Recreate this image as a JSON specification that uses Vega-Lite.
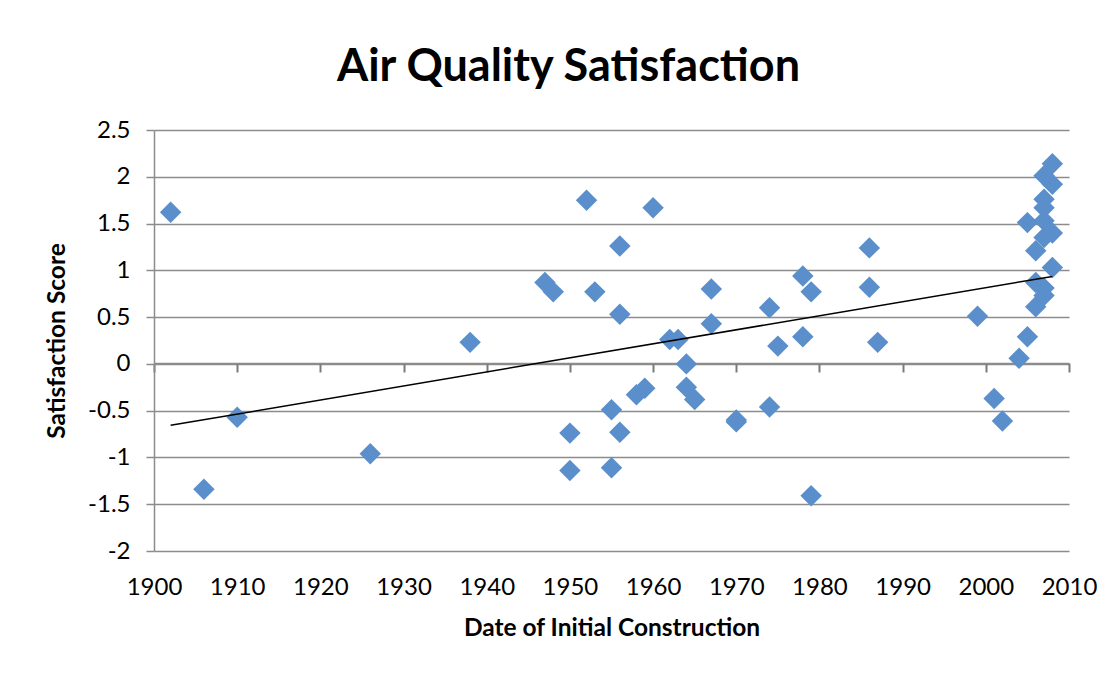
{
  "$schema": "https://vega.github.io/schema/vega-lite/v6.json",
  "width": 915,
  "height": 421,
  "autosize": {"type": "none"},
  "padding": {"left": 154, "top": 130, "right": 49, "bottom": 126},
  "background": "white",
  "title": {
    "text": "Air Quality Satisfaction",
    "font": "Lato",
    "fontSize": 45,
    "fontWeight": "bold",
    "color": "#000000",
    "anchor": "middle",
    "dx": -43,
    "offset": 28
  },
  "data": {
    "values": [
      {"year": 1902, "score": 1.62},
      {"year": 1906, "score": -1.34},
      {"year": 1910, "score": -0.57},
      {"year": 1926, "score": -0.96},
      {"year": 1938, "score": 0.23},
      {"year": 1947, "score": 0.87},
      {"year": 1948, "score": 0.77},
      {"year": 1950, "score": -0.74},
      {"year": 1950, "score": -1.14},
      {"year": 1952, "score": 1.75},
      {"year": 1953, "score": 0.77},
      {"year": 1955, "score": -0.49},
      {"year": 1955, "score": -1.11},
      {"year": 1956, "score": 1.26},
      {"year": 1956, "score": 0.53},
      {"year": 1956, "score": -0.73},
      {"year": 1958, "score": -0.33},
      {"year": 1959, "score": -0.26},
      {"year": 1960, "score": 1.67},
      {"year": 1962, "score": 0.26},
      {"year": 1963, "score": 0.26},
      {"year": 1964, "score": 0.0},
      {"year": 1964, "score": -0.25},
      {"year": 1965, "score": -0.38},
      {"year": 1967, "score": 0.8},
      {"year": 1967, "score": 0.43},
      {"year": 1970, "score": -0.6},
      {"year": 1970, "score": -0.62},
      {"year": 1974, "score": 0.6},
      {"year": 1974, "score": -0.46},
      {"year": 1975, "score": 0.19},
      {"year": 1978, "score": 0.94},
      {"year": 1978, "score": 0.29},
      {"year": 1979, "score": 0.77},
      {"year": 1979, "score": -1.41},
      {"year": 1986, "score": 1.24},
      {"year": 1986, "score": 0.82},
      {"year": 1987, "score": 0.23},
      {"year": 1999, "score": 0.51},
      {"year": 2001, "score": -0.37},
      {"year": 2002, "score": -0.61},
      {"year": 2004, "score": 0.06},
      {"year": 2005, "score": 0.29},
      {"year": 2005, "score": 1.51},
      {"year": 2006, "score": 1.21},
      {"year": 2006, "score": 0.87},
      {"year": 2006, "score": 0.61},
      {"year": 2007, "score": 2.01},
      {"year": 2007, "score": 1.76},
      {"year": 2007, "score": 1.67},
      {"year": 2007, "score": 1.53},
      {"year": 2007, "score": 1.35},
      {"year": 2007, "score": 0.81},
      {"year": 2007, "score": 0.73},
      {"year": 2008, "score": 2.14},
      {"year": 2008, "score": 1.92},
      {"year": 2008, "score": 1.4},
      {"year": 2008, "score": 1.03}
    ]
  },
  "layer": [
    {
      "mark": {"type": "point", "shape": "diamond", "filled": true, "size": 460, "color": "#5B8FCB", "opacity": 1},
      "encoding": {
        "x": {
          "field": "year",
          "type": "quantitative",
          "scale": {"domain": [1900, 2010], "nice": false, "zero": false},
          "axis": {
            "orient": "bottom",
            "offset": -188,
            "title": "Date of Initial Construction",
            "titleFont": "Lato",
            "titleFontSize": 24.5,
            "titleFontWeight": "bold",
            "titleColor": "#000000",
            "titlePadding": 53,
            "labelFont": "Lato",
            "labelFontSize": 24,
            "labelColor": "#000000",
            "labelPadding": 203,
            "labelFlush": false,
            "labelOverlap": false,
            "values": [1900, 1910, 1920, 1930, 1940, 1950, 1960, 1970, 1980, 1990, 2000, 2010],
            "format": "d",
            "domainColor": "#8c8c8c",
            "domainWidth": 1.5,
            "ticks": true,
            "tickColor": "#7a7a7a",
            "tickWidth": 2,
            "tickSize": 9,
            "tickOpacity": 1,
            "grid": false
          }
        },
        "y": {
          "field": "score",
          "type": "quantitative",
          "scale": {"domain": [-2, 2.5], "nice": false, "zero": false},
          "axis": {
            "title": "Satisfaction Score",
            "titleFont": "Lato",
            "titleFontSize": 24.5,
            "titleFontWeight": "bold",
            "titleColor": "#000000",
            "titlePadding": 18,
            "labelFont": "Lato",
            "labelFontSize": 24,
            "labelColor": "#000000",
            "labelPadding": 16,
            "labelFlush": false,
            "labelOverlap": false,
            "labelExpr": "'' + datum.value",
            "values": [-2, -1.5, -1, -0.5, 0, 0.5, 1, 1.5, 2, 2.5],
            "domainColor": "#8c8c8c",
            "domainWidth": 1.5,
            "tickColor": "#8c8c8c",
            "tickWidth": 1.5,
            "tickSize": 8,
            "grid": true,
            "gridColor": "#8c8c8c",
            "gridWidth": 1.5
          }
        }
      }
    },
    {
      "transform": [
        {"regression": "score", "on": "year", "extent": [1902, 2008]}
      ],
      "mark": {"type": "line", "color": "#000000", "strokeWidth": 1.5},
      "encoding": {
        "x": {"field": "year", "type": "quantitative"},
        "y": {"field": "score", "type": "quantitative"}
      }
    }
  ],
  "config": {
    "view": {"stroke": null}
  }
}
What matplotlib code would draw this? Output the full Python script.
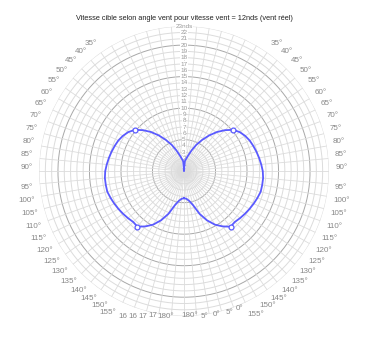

§

**Do this**: Your task is an exact transcription of all the data, minus the pictures.

**Exercise solution**:
Recreate this image as a JSON specification that uses Vega-Lite.
{
  "$schema": "https://vega.github.io/schema/vega-lite/v6.json",
  "width": 915,
  "height": 421,
  "autosize": {"type": "none"},
  "padding": {"left": 154, "top": 130, "right": 49, "bottom": 126},
  "background": "white",
  "title": {
    "text": "Air Quality Satisfaction",
    "font": "Lato",
    "fontSize": 45,
    "fontWeight": "bold",
    "color": "#000000",
    "anchor": "middle",
    "dx": -43,
    "offset": 28
  },
  "data": {
    "values": [
      {"year": 1902, "score": 1.62},
      {"year": 1906, "score": -1.34},
      {"year": 1910, "score": -0.57},
      {"year": 1926, "score": -0.96},
      {"year": 1938, "score": 0.23},
      {"year": 1947, "score": 0.87},
      {"year": 1948, "score": 0.77},
      {"year": 1950, "score": -0.74},
      {"year": 1950, "score": -1.14},
      {"year": 1952, "score": 1.75},
      {"year": 1953, "score": 0.77},
      {"year": 1955, "score": -0.49},
      {"year": 1955, "score": -1.11},
      {"year": 1956, "score": 1.26},
      {"year": 1956, "score": 0.53},
      {"year": 1956, "score": -0.73},
      {"year": 1958, "score": -0.33},
      {"year": 1959, "score": -0.26},
      {"year": 1960, "score": 1.67},
      {"year": 1962, "score": 0.26},
      {"year": 1963, "score": 0.26},
      {"year": 1964, "score": 0.0},
      {"year": 1964, "score": -0.25},
      {"year": 1965, "score": -0.38},
      {"year": 1967, "score": 0.8},
      {"year": 1967, "score": 0.43},
      {"year": 1970, "score": -0.6},
      {"year": 1970, "score": -0.62},
      {"year": 1974, "score": 0.6},
      {"year": 1974, "score": -0.46},
      {"year": 1975, "score": 0.19},
      {"year": 1978, "score": 0.94},
      {"year": 1978, "score": 0.29},
      {"year": 1979, "score": 0.77},
      {"year": 1979, "score": -1.41},
      {"year": 1986, "score": 1.24},
      {"year": 1986, "score": 0.82},
      {"year": 1987, "score": 0.23},
      {"year": 1999, "score": 0.51},
      {"year": 2001, "score": -0.37},
      {"year": 2002, "score": -0.61},
      {"year": 2004, "score": 0.06},
      {"year": 2005, "score": 0.29},
      {"year": 2005, "score": 1.51},
      {"year": 2006, "score": 1.21},
      {"year": 2006, "score": 0.87},
      {"year": 2006, "score": 0.61},
      {"year": 2007, "score": 2.01},
      {"year": 2007, "score": 1.76},
      {"year": 2007, "score": 1.67},
      {"year": 2007, "score": 1.53},
      {"year": 2007, "score": 1.35},
      {"year": 2007, "score": 0.81},
      {"year": 2007, "score": 0.73},
      {"year": 2008, "score": 2.14},
      {"year": 2008, "score": 1.92},
      {"year": 2008, "score": 1.4},
      {"year": 2008, "score": 1.03}
    ]
  },
  "layer": [
    {
      "mark": {"type": "point", "shape": "diamond", "filled": true, "size": 460, "color": "#5B8FCB", "opacity": 1},
      "encoding": {
        "x": {
          "field": "year",
          "type": "quantitative",
          "scale": {"domain": [1900, 2010], "nice": false, "zero": false},
          "axis": {
            "orient": "bottom",
            "offset": -188,
            "title": "Date of Initial Construction",
            "titleFont": "Lato",
            "titleFontSize": 24.5,
            "titleFontWeight": "bold",
            "titleColor": "#000000",
            "titlePadding": 53,
            "labelFont": "Lato",
            "labelFontSize": 24,
            "labelColor": "#000000",
            "labelPadding": 203,
            "labelFlush": false,
            "labelOverlap": false,
            "values": [1900, 1910, 1920, 1930, 1940, 1950, 1960, 1970, 1980, 1990, 2000, 2010],
            "format": "d",
            "domainColor": "#8c8c8c",
            "domainWidth": 1.5,
            "ticks": true,
            "tickColor": "#7a7a7a",
            "tickWidth": 2,
            "tickSize": 9,
            "tickOpacity": 1,
            "grid": false
          }
        },
        "y": {
          "field": "score",
          "type": "quantitative",
          "scale": {"domain": [-2, 2.5], "nice": false, "zero": false},
          "axis": {
            "title": "Satisfaction Score",
            "titleFont": "Lato",
            "titleFontSize": 24.5,
            "titleFontWeight": "bold",
            "titleColor": "#000000",
            "titlePadding": 18,
            "labelFont": "Lato",
            "labelFontSize": 24,
            "labelColor": "#000000",
            "labelPadding": 16,
            "labelFlush": false,
            "labelOverlap": false,
            "labelExpr": "'' + datum.value",
            "values": [-2, -1.5, -1, -0.5, 0, 0.5, 1, 1.5, 2, 2.5],
            "domainColor": "#8c8c8c",
            "domainWidth": 1.5,
            "tickColor": "#8c8c8c",
            "tickWidth": 1.5,
            "tickSize": 8,
            "grid": true,
            "gridColor": "#8c8c8c",
            "gridWidth": 1.5
          }
        }
      }
    },
    {
      "transform": [
        {"regression": "score", "on": "year", "extent": [1902, 2008]}
      ],
      "mark": {"type": "line", "color": "#000000", "strokeWidth": 1.5},
      "encoding": {
        "x": {"field": "year", "type": "quantitative"},
        "y": {"field": "score", "type": "quantitative"}
      }
    }
  ],
  "config": {
    "view": {"stroke": null}
  }
}
What matplotlib code would draw this? Output the full Python script.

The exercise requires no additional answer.